Jika berhasil dibudidayakan, selain akan menopang kebutuhan pangan masyarakat, siput mata bulan bisa dikembangkan sebagai usaha meningkatkan pendapatan masyarakat pesisir.
Menurut Hendra, kesulitan terbesar pembudidayaan siput mata bulan adalah fase awal yaitu pembenihan. Tahap yang dimulai proses pemijahan hingga menghasilkan larva siput mata bulan itu butuh kecermatan dan peralatan memadai agar lingkungan tempat pemijahan senantiasa mirip kondisi di alam. ”Ukuran larva yang sangat kecil membuatnya rentan perubahan kondisi lingkungan,” ujarnya.
Saat siput mata bulan berukuran sekitar 2 cm, barulah anakan itu bisa dilepas atau dibudidayakan di laut. Siput bisa saja dibudidayakan di darat hingga berukuran 4-5 cm atau siap dikonsumsi. Namun, itu butuh biaya tinggi untuk pakan. Jika dibudidayakan di laut, menggunakan sejenis keranjang atau keramba, siput bisa mencari makan sendiri.
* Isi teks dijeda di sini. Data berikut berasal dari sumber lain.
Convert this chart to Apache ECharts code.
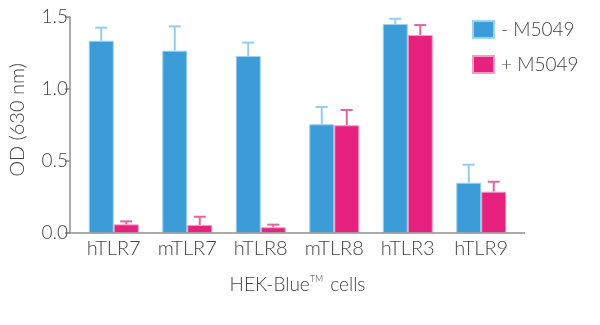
<!DOCTYPE html>
<html>
<head>
<meta charset="utf-8">
<script src="https://cdn.jsdelivr.net/npm/echarts@6/dist/echarts.min.js"></script>
<style>
  html, body { margin: 0; padding: 0; background: #fff; }
  #chart { width: 600px; height: 325px; }
</style>
</head>
<body>
<div id="chart"></div>
<script>
// Cell lines tested
const categories = ['hTLR7', 'mTLR7', 'hTLR8', 'mTLR8', 'hTLR3', 'hTLR9'];

// Mean OD at 630 nm without / with the inhibitor
const withoutM5049 = [1.335, 1.266, 1.229, 0.755, 1.451, 0.349];
const withM5049    = [0.060, 0.056, 0.040, 0.748, 1.375, 0.287];

// Upper end of the error bar (mean + SD)
const withoutM5049Err = [1.426, 1.435, 1.322, 0.875, 1.488, 0.474];
const withM5049Err    = [0.081, 0.113, 0.058, 0.854, 1.444, 0.356];

const yTicks = { min: 0, max: 1.5, interval: 0.5 };

const BLUE = '#3b9cd8', BLUE_EDGE = '#9fd0f0', BLUE_ERR = '#94cdee';
const PINK = '#e6227e', PINK_EDGE = '#f49cc4', PINK_ERR = '#e4649f';
const TEXT = '#444444';
const FONT = 'Lato';
const BAR_W = 25;

function errorSeries(name, means, tops, side, color) {
  return {
    type: 'custom',
    name: name,
    silent: true,
    z: 1,
    data: means.map((m, i) => [i, m, tops[i]]),
    renderItem: function (params, api) {
      const i = api.value(0);
      const base = api.coord([i, api.value(1)]);
      const top = api.coord([i, api.value(2)]);
      const x = base[0] + side * BAR_W / 2;
      const cap = 6;
      return {
        type: 'group',
        children: [
          { type: 'line', shape: { x1: x, y1: base[1], x2: x, y2: top[1] },
            style: { stroke: color, lineWidth: 2 } },
          { type: 'line', shape: { x1: x - cap, y1: top[1], x2: x + cap, y2: top[1] },
            style: { stroke: color, lineWidth: 2 } }
        ]
      };
    }
  };
}

const chart = echarts.init(document.getElementById('chart'), null, { renderer: 'canvas' });

const option = {
  animation: false,
  textStyle: { fontFamily: FONT, fontWeight: 300 },
  grid: { left: 76, right: 82, top: 17, bottom: 92 },
  legend: {
    orient: 'vertical',
    left: 467, top: 15,
    itemWidth: 21, itemHeight: 17, itemGap: 16,
    icon: 'rect',
    data: ['- M5049', '+ M5049'],
    textStyle: { fontFamily: FONT, fontWeight: 300, fontSize: 19, color: TEXT, padding: [0, 0, 0, 2] }
  },
  xAxis: {
    type: 'category',
    data: categories,
    axisLine: { show: false },
    axisTick: { show: false },
    axisLabel: { fontFamily: FONT, fontWeight: 300, fontSize: 20, color: TEXT, margin: 6,
                 interval: 0, hideOverlap: false },
    name: 'HEK-Blue{sup|TM} cells',
    nameLocation: 'middle',
    nameGap: 42,
    nameTextStyle: {
      fontFamily: FONT, fontWeight: 300, fontSize: 19, color: TEXT,
      rich: { sup: { fontFamily: FONT, fontSize: 9, color: TEXT, verticalAlign: 'top', padding: [0, 2, 9, 0] } }
    }
  },
  yAxis: {
    type: 'value',
    min: yTicks.min, max: yTicks.max, interval: yTicks.interval,
    offset: 7,
    splitLine: { show: false },
    axisLine: { show: true, lineStyle: { color: '#8f8f8f', width: 1.5 } },
    axisTick: { show: true, length: 5, lineStyle: { color: '#8f8f8f', width: 1.5 } },
    axisLabel: { fontFamily: FONT, fontWeight: 300, fontSize: 19, color: TEXT, margin: 2,
                 formatter: v => v.toFixed(1) },
    name: 'OD (630 nm)',
    nameLocation: 'middle',
    nameGap: 42,
    nameTextStyle: { fontFamily: FONT, fontWeight: 300, fontSize: 20, color: TEXT, padding: [0, 0, 0, 10] }
  },
  series: [
    {
      type: 'bar', name: '- M5049', data: withoutM5049,
      barWidth: BAR_W, barGap: '0%', z: 2,
      itemStyle: { color: BLUE, borderColor: BLUE_EDGE, borderWidth: 1 }
    },
    {
      type: 'bar', name: '+ M5049', data: withM5049,
      barWidth: BAR_W, barGap: '0%', z: 2,
      itemStyle: { color: PINK, borderColor: PINK_EDGE, borderWidth: 1 }
    },
    errorSeries('err-', withoutM5049, withoutM5049Err, -1, BLUE_ERR),
    errorSeries('err+', withM5049, withM5049Err, 1, PINK_ERR)
  ]
};

chart.setOption(option);

// Baseline spanning from the y axis to the right end of the plot
const y0 = chart.convertToPixel({ yAxisIndex: 0 }, 0);
chart.setOption({
  graphic: [{
    type: 'line', z: 10,
    shape: { x1: 68, y1: y0, x2: 525, y2: y0 },
    style: { stroke: '#8f8f8f', lineWidth: 1.5 }
  }]
});
</script>
</body>
</html>
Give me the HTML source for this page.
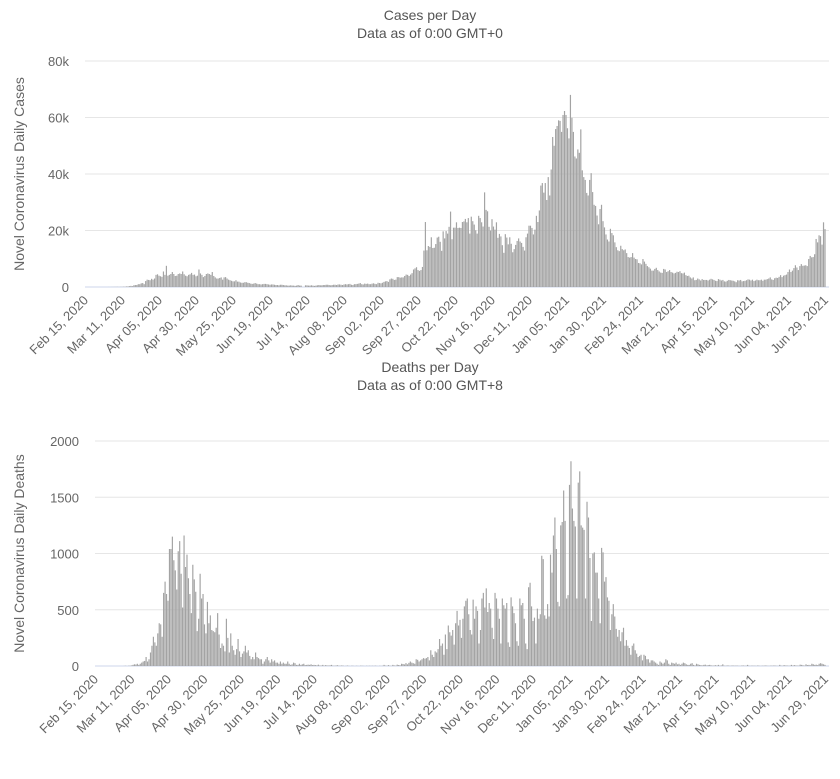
<!DOCTYPE html>
<html><head><meta charset="utf-8"><style>
body{margin:0;background:#fff;}
svg{display:block;font-family:"Liberation Sans",sans-serif;}
</style></head><body>
<svg id="c" width="840" height="779"></svg>
<script>
const tickLabels=["Feb 15, 2020","Mar 11, 2020","Apr 05, 2020","Apr 30, 2020","May 25, 2020","Jun 19, 2020","Jul 14, 2020","Aug 08, 2020","Sep 02, 2020","Sep 27, 2020","Oct 22, 2020","Nov 16, 2020","Dec 11, 2020","Jan 05, 2021","Jan 30, 2021","Feb 24, 2021","Mar 21, 2021","Apr 15, 2021","May 10, 2021","Jun 04, 2021","Jun 29, 2021"];
const casesTicks=[0,20000,40000,60000,80000];
const casesTickLabels=["0","20k","40k","60k","80k"];
const deathsTicks=[0,500,1000,1500,2000];
const deathsTickLabels=["0","500","1000","1500","2000"];
const casesK=[0,0,0,0,0,0,0,0,0,0,
0,0,0,0,0,0,0.01,0.01,0.02,0.03,
0.03,0.05,0.05,0.03,0.05,0.07,0.1,0.1,0.2,0.2,
0.3,0.4,0.3,0.6,0.7,0.7,1.0,1.0,1.3,1.4,
1.0,2.1,2.6,2.5,2.4,2.9,2.6,3.0,4.3,4.5,
4.0,3.8,3.6,5.5,4.3,7.5,4.0,4.3,4.6,5.3,
4.6,3.9,4.0,4.6,4.8,4.6,5.5,4.5,4.0,3.8,
4.3,4.5,5.0,4.3,4.4,3.8,4.0,6.2,4.8,4.3,
3.5,3.9,4.6,4.8,4.6,4.3,5.3,3.9,3.4,3.0,
3.0,3.2,3.4,2.6,3.4,3.5,3.0,2.6,2.4,2.2,
2.0,2.0,2.4,1.9,1.9,1.6,1.5,1.5,1.7,1.7,
1.5,1.4,1.2,1.1,1.2,1.4,1.2,1.0,1.0,0.9,
1.0,1.1,1.1,1.0,0.9,0.8,0.9,0.9,0.8,0.7,
0.7,0.6,0.8,0.8,0.7,0.6,0.6,0.5,0.5,0.6,
0.5,0.5,0.4,0.5,0.7,0.5,0.5,0,0,0.6,
0.6,0.5,0.5,0.6,0.5,0.4,0.5,0.6,0.7,0.6,
0.6,0.7,0.7,0.8,0.8,0.7,0.6,0.7,0.8,0.8,
0.7,0.9,0.9,0.8,0.7,0.9,1.0,0.9,1.0,1.1,
0.8,0.7,1.0,1.0,1.1,1.2,1.4,1.0,0.9,1.2,
1.1,1.2,1.0,1.0,1.2,1.3,1.1,1.0,1.5,1.4,
1.3,1.5,1.8,2.0,2.1,1.8,2.7,3.0,2.9,2.5,
2.6,3.5,3.5,3.3,3.4,3.4,3.9,4.4,4.3,3.9,
4.4,4.9,6.2,6.6,7.0,6.0,5.7,6.0,7.1,12.9,
23.0,13.0,14.5,14.2,17.6,13.8,13.9,15.2,17.5,17.8,
16.0,12.8,19.7,17.2,19.8,18.9,21.3,26.7,16.9,21.0,
21.0,22.9,20.9,21.0,20.9,23.0,23.2,24.1,22.9,24.4,
18.9,24.9,23.3,22.1,20.1,18.9,25.2,24.4,22.9,21.4,
33.5,27.3,26.8,21.3,20.0,24.0,21.4,20.3,22.9,17.4,
18.8,17.9,14.8,12.1,18.7,17.5,15.1,17.6,15.3,12.3,
13.4,14.9,16.3,17.2,16.1,15.6,14.2,12.9,17.6,18.9,
21.7,21.7,20.9,18.6,20.3,25.2,23.0,27.1,35.9,36.8,
33.4,36.8,30.8,38.9,32.4,41.6,53.1,50.0,55.9,57.0,
59.0,58.8,54.9,60.9,62.3,60.9,56.2,52.6,68.0,59.9,
54.9,46.2,45.5,48.7,47.5,55.8,41.3,38.9,37.9,33.3,
32.4,37.9,40.3,33.6,29.1,28.7,25.3,22.2,27.6,29.1,
23.3,21.1,18.6,16.8,16.1,20.6,19.1,18.3,15.8,14.1,
13.0,12.7,14.6,13.4,13.0,13.3,12.0,10.6,10.4,10.6,
12.0,10.4,9.9,9.8,8.5,8.4,8.0,9.9,9.0,8.2,
7.4,7.0,6.5,5.8,5.8,6.4,6.8,6.0,5.5,5.1,
5.0,6.4,6.2,5.3,5.6,6.0,5.3,5.1,4.8,5.0,
5.4,5.3,5.6,4.9,4.8,5.1,4.2,3.9,4.0,3.4,
3.0,3.4,2.4,2.5,3.0,2.7,2.3,2.8,2.5,2.5,
2.5,2.3,2.6,2.9,2.7,2.5,2.2,2.1,2.8,2.6,
2.3,2.5,2.0,1.9,2.2,2.5,2.4,2.3,2.2,2.0,
1.7,2.4,2.3,2.5,2.0,2.1,2.2,2.4,2.7,2.6,
2.3,2.6,2.1,2.3,2.6,2.4,2.4,2.6,2.2,2.6,
2.6,2.8,3.0,3.4,2.7,2.5,3.1,3.3,3.2,3.6,
4.2,3.5,4.0,4.2,4.4,5.3,6.2,5.3,5.8,6.7,
7.7,6.9,6.0,7.4,8.1,7.5,7.6,7.7,7.4,9.9,
11.0,10.5,10.6,11.6,17.0,15.8,18.3,18.0,15.0,22.9,
20.5];
const deaths=[0,0,0,0,0,0,0,0,0,0,
0,0,0,0,0,0,0,0,0,0,
1,2,0,2,3,5,10,15,13,20,
10,20,30,40,45,80,40,60,120,180,
260,210,180,290,380,370,260,650,750,640,
580,1040,1040,1150,940,850,680,1020,1110,820,
520,1160,880,990,780,640,470,900,770,660,
310,420,820,600,640,370,290,570,380,450,
320,310,300,340,470,280,160,200,180,130,
420,250,120,290,180,140,100,150,240,130,
80,110,130,180,120,140,90,60,80,60,
120,80,70,60,60,20,40,60,80,50,
30,60,40,50,30,30,20,40,20,30,
20,20,40,20,10,15,30,25,10,10,
20,10,15,20,8,10,12,10,15,8,
10,8,6,12,5,4,10,3,8,5,
4,6,10,3,2,4,7,3,2,5,
3,0,2,4,1,0,3,1,0,2,
1,0,3,2,1,0,2,1,2,1,
2,1,3,1,0,2,1,2,10,3,
2,8,3,1,10,5,3,12,9,6,
20,18,14,26,15,28,40,30,25,20,
60,55,40,50,60,70,65,70,80,50,
140,100,80,130,120,150,240,180,200,100,
280,150,360,300,270,320,190,380,490,360,
410,250,420,530,580,600,460,320,280,590,
420,530,490,200,320,600,650,520,690,480,
560,510,340,240,650,600,510,420,200,600,
540,510,560,210,170,610,530,470,380,220,
180,600,540,560,420,200,150,700,740,530,
400,430,200,510,420,460,980,950,450,420,
550,440,990,830,1160,1320,1040,570,530,1250,
1280,1560,1290,600,630,1610,1820,1400,1290,1240,
600,1630,1730,1250,1230,1210,600,1460,1320,960,
400,1000,1010,830,830,600,380,1050,1010,750,
790,610,580,320,460,550,440,330,260,320,
220,300,340,180,230,180,160,100,180,200,
140,110,80,90,100,50,100,90,60,60,
30,50,50,40,30,20,10,40,30,20,
30,60,50,20,10,30,25,20,30,15,
20,10,20,30,25,15,10,10,20,25,
10,5,20,15,10,8,5,10,12,5,
8,10,6,3,5,7,4,10,3,5,
15,3,2,5,4,2,3,5,2,4,
3,2,1,4,5,2,3,10,2,1,
4,2,3,1,5,2,1,3,2,5,
3,2,1,4,2,5,3,2,1,10,
3,2,8,4,5,2,3,10,4,8,
5,4,3,12,10,6,3,15,8,10,
6,20,15,10,12,8,20,25,20,15,
10];

const NS="http://www.w3.org/2000/svg";
const svg=document.getElementById('c');
function mk(tag,attrs,parent,text){const e=document.createElementNS(NS,tag);for(const k in attrs)e.setAttribute(k,attrs[k]);if(text!==undefined)e.textContent=text;(parent||svg).appendChild(e);return e;}

function chart(o){
  const g=mk('g',{});
  
  
  const n=o.values.length;
  const xs=i=>o.x0+(o.x1-o.x0)*i/(n-1);
  const ys=v=>o.yb-(o.yb-o.yt)*v/o.ymax;
  const t1=mk('text',{x:430,y:o.ty,'text-anchor':'middle','font-size':14,fill:'#555'},g,o.title);
  
  
  const t2=mk('text',{x:430,y:o.ty+18,'text-anchor':'middle','font-size':14,fill:'#555'},g,o.sub);
  
  
  o.ticks.forEach((t,i)=>{
    const y=ys(t);
    const gl=mk('line',{x1:o.x0,x2:o.x1+4,y1:y,y2:y,stroke:i===0?'#ccd6eb':'#e6e6e6','stroke-width':1},g);
    
    
    const tl=mk('text',{x:o.x0-16,y:y+5,'text-anchor':'end','font-size':13,fill:'#666'},g,o.tickLabels[i]);
    
    
  });
  const yt=mk('text',{transform:`translate(24,${(o.yt+o.yb)/2}) rotate(-90)`,'text-anchor':'middle','font-size':14,fill:'#666'},g,o.ytitle);
  
  
  const bw=Math.max(0.8,(o.x1-o.x0)/(n-1)*0.8);
  o.values.forEach((v,i)=>{
    const val=v*o.scale;
    if(val<=0)return;
    const y=ys(val);
    const r=mk('rect',{x:xs(i)-bw/2,y:y,width:bw,height:o.yb-y,fill:'#a3a3a3'},g);
    
    
  });
  tickLabels.forEach((l,i)=>{
    const x=xs(i*25);
    const tl=mk('text',{transform:`translate(${x+4},${o.yb+14}) rotate(-45)`,'text-anchor':'end','font-size':13,fill:'#666'},g,l);
    
    
  });
}
chart({name:'cases-chart',values:casesK,scale:1000,x0:85,x1:825,yt:61,yb:287,ymax:80000,ticks:casesTicks,tickLabels:casesTickLabels,title:'Cases per Day',sub:'Data as of 0:00 GMT+0',ty:20,ytitle:'Novel Coronavirus Daily Cases'});
chart({name:'deaths-chart',values:deaths,scale:1,x0:95,x1:825,yt:441,yb:666,ymax:2000,ticks:deathsTicks,tickLabels:deathsTickLabels,title:'Deaths per Day',sub:'Data as of 0:00 GMT+8',ty:372,ytitle:'Novel Coronavirus Daily Deaths'});
</script>
</body></html>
Meskipun demikian, proses budidaya itu belum ada kajian kelayakan secara ekonomi. Menurut Sigit, untuk menggerakkan masyarakat agar mau membudidayakan siput mata bulan butuh keterlibatan pemerintah daerah. Demikian pula bagi industri yang ingin melakukan pembenihan sendiri.